Rebekah Brooks, who last week resigned as head of News Corp's British newspaper operations, Tuesday joined her former bosses Rupert and James Murdoch in apologizing to the British parliament for a hacking scandal.
/ Source: Reuters

Rebekah Brooks, who last week resigned as head of News Corp's British newspaper operations, Tuesday joined her former bosses Rupert and James Murdoch in apologizing to the British parliament for a hacking scandal.

Following are highlights of her testimony to the House of Commons committee on Culture, Media and Sport.


"I would like to add my own personal apologies to the apologies that James and Rupert Murdoch have made today ... Allegations of voice intercepts, internet intercepts of victims of crime is pretty horrific and abhorrent and I wanted to reiterate that."

Asked if she has any regrets: "Of course I have regrets, the idea that Milly Dowler's phone was accessed by someone getting paid by the News of the World, or even worse authorized by someone at the News of the World, is as abhorrent to me as it is to everyone in this room. I also regret the speed in which we have found out, or tried to find out the bottom of this investigation, has been too slow."


"The News of the World employed private detectives like most newspapers in Fleet Street."

"I was aware the News of the World used private detectives under my editorship."

Asked if she had any contact, directly or through others, with Glenn Mulcaire: "None whatsoever."


"I can say I have never paid a policeman myself.
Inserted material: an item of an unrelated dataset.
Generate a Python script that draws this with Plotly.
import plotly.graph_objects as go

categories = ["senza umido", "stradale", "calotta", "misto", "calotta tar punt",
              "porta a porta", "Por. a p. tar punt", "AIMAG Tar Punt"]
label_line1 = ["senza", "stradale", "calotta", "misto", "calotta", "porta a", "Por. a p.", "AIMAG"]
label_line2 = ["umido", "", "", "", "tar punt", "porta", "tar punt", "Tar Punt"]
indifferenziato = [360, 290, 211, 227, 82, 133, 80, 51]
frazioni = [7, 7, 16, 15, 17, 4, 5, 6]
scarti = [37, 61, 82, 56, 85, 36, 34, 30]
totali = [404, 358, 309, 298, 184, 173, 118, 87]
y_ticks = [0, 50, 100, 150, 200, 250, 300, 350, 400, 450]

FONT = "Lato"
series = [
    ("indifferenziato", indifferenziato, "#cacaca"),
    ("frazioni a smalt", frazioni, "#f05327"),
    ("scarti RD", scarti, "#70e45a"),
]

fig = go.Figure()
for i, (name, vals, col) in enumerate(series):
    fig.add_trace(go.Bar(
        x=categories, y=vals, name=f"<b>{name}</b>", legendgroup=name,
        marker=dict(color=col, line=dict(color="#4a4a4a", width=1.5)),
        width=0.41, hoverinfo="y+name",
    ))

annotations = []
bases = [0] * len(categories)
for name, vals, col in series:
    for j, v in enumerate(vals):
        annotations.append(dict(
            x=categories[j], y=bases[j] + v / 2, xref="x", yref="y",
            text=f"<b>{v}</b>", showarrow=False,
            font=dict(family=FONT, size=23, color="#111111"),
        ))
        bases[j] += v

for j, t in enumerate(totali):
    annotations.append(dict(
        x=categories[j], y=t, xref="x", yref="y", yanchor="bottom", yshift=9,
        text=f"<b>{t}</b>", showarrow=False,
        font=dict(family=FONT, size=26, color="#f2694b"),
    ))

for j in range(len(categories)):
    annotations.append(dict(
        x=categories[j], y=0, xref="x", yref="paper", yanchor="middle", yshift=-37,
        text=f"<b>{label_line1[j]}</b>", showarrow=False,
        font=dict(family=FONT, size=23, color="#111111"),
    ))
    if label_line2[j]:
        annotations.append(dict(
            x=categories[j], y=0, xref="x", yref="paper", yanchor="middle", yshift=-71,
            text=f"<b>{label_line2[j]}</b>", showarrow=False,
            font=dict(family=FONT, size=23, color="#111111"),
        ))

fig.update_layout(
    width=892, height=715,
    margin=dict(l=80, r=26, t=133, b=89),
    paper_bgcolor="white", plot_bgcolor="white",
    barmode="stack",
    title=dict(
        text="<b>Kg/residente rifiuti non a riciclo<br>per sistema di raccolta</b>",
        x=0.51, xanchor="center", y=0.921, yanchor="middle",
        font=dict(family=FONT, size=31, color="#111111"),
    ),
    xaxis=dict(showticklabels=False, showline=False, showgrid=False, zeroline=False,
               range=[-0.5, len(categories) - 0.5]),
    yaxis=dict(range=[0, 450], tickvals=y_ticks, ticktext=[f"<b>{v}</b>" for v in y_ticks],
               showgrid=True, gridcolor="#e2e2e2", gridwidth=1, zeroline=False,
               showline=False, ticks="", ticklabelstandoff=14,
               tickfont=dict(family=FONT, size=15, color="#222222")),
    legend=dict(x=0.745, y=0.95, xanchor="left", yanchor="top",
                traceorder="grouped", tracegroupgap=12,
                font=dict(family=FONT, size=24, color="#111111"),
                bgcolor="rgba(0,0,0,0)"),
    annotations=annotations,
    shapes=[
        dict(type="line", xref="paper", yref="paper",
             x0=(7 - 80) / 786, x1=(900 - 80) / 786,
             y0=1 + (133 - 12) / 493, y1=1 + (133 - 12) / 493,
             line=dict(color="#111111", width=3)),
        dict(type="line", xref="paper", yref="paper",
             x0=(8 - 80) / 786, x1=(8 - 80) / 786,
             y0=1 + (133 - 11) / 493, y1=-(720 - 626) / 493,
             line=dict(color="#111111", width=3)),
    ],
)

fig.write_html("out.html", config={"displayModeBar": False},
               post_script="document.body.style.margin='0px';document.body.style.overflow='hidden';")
I've never knowingly sanctioned a payment to a police officer."

"You've had various crime editors from Fleet Street discussing in the past (that) payments have been made to police officers. I was referring to that wide-held belief not widespread practice."
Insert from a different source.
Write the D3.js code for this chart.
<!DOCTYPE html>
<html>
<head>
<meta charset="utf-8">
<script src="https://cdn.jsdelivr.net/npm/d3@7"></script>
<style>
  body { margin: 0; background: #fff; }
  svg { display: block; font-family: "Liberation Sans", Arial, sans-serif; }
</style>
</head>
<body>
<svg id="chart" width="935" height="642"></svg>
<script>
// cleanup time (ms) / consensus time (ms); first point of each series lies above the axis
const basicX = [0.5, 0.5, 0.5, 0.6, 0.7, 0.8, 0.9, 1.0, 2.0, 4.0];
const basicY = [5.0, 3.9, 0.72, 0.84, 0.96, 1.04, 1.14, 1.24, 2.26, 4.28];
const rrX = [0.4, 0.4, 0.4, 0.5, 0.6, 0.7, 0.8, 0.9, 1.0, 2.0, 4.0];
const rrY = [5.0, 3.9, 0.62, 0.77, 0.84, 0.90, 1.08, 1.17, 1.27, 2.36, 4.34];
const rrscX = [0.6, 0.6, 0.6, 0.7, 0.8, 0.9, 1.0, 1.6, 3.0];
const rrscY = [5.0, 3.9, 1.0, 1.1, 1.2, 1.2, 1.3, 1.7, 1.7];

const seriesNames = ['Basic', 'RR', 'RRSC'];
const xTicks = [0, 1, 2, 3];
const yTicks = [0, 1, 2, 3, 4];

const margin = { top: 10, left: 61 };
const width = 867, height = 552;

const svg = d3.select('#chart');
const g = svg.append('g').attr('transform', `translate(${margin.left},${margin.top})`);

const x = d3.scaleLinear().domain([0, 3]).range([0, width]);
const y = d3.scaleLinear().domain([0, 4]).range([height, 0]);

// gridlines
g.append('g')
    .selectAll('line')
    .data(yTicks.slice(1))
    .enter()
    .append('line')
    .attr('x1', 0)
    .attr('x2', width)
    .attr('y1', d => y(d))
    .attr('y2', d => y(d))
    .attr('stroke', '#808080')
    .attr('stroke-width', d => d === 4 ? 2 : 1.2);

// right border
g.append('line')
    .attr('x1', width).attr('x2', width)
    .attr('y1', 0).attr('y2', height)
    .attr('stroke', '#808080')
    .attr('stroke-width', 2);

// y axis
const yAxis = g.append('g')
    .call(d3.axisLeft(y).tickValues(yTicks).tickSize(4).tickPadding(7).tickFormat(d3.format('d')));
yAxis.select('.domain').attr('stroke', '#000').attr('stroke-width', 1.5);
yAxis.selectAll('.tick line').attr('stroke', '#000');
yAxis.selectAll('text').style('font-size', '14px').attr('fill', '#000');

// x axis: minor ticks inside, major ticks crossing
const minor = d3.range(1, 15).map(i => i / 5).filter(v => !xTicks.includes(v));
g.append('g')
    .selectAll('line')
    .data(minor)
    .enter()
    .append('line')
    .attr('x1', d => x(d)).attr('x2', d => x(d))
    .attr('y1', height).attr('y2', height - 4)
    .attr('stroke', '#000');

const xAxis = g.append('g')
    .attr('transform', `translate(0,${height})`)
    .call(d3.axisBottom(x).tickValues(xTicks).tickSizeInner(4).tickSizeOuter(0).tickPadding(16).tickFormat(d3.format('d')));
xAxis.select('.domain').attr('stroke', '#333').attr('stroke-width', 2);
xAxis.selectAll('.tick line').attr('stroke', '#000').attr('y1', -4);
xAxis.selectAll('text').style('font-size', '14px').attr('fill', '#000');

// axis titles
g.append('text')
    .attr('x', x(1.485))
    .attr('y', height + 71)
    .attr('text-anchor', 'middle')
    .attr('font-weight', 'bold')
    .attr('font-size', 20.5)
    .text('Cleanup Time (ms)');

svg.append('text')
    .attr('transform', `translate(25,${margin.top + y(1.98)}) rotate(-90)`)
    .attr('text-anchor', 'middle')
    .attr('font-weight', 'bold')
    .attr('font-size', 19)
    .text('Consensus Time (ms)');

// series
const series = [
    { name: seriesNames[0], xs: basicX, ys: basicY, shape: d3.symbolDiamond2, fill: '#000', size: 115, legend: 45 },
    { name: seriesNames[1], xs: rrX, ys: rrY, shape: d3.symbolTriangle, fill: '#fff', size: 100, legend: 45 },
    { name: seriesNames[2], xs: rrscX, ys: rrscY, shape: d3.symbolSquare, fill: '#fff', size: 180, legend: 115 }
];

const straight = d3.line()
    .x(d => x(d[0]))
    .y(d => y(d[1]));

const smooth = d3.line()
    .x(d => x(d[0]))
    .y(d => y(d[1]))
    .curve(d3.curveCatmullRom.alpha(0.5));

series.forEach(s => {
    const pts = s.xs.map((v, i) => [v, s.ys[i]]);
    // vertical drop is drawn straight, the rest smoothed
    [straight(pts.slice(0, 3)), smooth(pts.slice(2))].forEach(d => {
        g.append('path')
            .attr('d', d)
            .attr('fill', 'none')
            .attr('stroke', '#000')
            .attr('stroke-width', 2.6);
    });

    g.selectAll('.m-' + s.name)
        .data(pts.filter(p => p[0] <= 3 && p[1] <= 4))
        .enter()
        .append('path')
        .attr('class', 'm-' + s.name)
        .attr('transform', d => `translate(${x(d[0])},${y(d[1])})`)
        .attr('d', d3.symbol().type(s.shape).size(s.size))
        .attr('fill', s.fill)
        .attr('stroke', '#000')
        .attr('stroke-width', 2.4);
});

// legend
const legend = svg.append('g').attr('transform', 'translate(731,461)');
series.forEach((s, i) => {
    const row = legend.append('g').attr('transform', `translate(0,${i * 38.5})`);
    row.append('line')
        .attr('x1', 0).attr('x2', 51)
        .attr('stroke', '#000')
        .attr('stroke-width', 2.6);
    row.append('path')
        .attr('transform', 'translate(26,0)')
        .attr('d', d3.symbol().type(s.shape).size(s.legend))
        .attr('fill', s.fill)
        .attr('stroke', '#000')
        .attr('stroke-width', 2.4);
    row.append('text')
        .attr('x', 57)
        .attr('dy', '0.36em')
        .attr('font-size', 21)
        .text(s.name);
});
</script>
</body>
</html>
"In my experience of dealing with the police, the information they give to newspapers comes free of charge"


Outlining her discussion with journalists: "Right now, you may not be able to in this moment understand why we have done it but in a year's time I think you will come to the realization that we actually did the right thing. Once you have broken your trust with the readers there's not much going back and unfortunately the News of the World used to lead the headlines for the right reasons but for the last few months, and probably the last few years it has been leading the headlines for the wrong reasons."

"Of course it wasn't the right decision for the hundreds of journalists who have worked on there and had done nothing wrong and were in no way responsible for anything ... We have endeavored to find a job for every single one of them."


"The documentation seized from Glenn Mulcaire's house in 2006 -- we have no visibility on it, you have no visibility on it, only the police have visibility on it. They are conducting their new enquiry and I am sure they will go through the thousands of documents they say are there and I think in a year's time, maybe a little longer, we will actually get to a final position on what exactly happened."


Asked why Andy Coulson's and Glenn Mulcaires' legal fees were paid in a case where they were only cited as witnesses: "When Andy Coulson left the News of the World he had an agreement that all matters relating to this his legal fees were paid, and I think the same for Clive Goodman. On Glenn Mulcaire I think his legal fees would be paid when in fact he was a co-defendant in the civil cases."


"I've read many, many allegations about my current relationship with David Cameron, including my extensive horse riding with him each weekend up in Oxfordshire. I have never been horse riding with the Prime Minister, I don't know where that story came from.

"I was asked three days ago to disclose the racing horse that I owned with the Prime Minister which I do not and I was asked a week ago why I owned some land with the Prime Minister which I do not so I'm afraid in this current climate many of the allegations ... there is a lot out there that just isn't true."

Asked how often she would speak to or meet prime ministers Tony Blair, Gordon Brown and David Cameron: "On Prime Minister David Cameron, I read the other day we've met 26 times, I don't know if that is absolutely correct."

"The fact is I've never been to Downing Street while David Cameron has been prime minister, yet under Prime Minister Gordon Brown and Prime Minister Tony Blair I did regularly go to Downing Street."


"The allegation which I have read is that I told the prime minister to hire Andy Coulson, and that is not true, never was true, and the idea came from George Osborne."